I can’t get as angry as others have over the casting of the two principals. Bale doesn’t do a bad job, and he’s no worse for the role of Moses than Charlton Heston was way back in 1956, it’s just the writing and the way the character is structured that ultimately does him a far greater disservice than his genealogy does. As for Edgerton, physically he’s every bit as striking as anything anyone could hope for, it’s just his character’s craven and supercilious one-dimensionality that makes him an aggressively tiresome bore.
The problem is the supporting cast, veterans like Turturro, Sigourney Weaver, Aaron Paul and Ben Mendelsohn all so laughably attired, so creepily made up or so comically over the top, the impressions they make are hardly winning. Then there is the depiction of God, a child speaking to Moses and giving him guidance a nice idea in theory, but in execution feels like nothing more than pandering on both Scott and the studio’s part to religious conservatives. The kid they’ve chosen, who isn’t bad, is so lily white, so remarkably Caucasian, it’s almost as if he’s stepped onto the set directly after appearing in a 1950s television sitcom and as such stands out for all the wrong reasons.
Cecil B. DeMille’s second crack at The Ten Commandments (he made a silent version in 1923) is hardly perfect. A product of its time, the movie is a large-scale epic made inside the Hollywood system and as such features a cast of recognizable superstars and character actors all of whom play things larger than life with nary an ounce of subtlety. Yet for all its excess, all its faults, the movie has heart, it has conviction, and more than that, it allows for an open dialogue about faith and religion that makes the transformation of both Moses and Ramses to have an immediate and potent intimacy that’s remained surprisingly effective almost six full decades after its original theatrical release.
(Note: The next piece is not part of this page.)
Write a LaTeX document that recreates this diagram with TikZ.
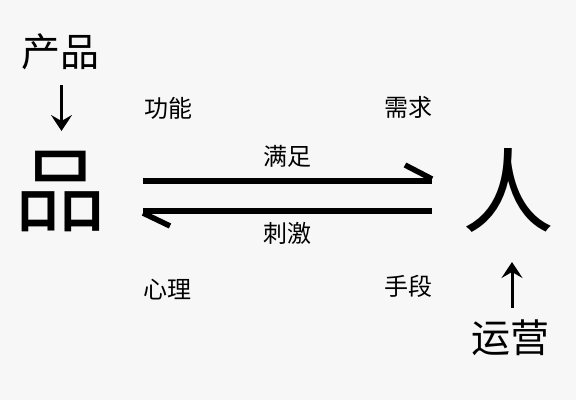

Scott’s take on the material cannot say the same. Exodus: Gods and Kings doesn’t have heart, has trouble establishing an emotional connection with the viewer. On top of that, it doesn’t care to tackle the central questions in regards to faith and religion in ways that could be considered profound or complex, instead pandering to the rigidly faithful while hoping the sheer scope and size of the production will keep everyone else interested. The movie is a discombobulated jumble that fails to realize any of its inherent potential, making it one of the more frustrating disappointments released in all of 2014.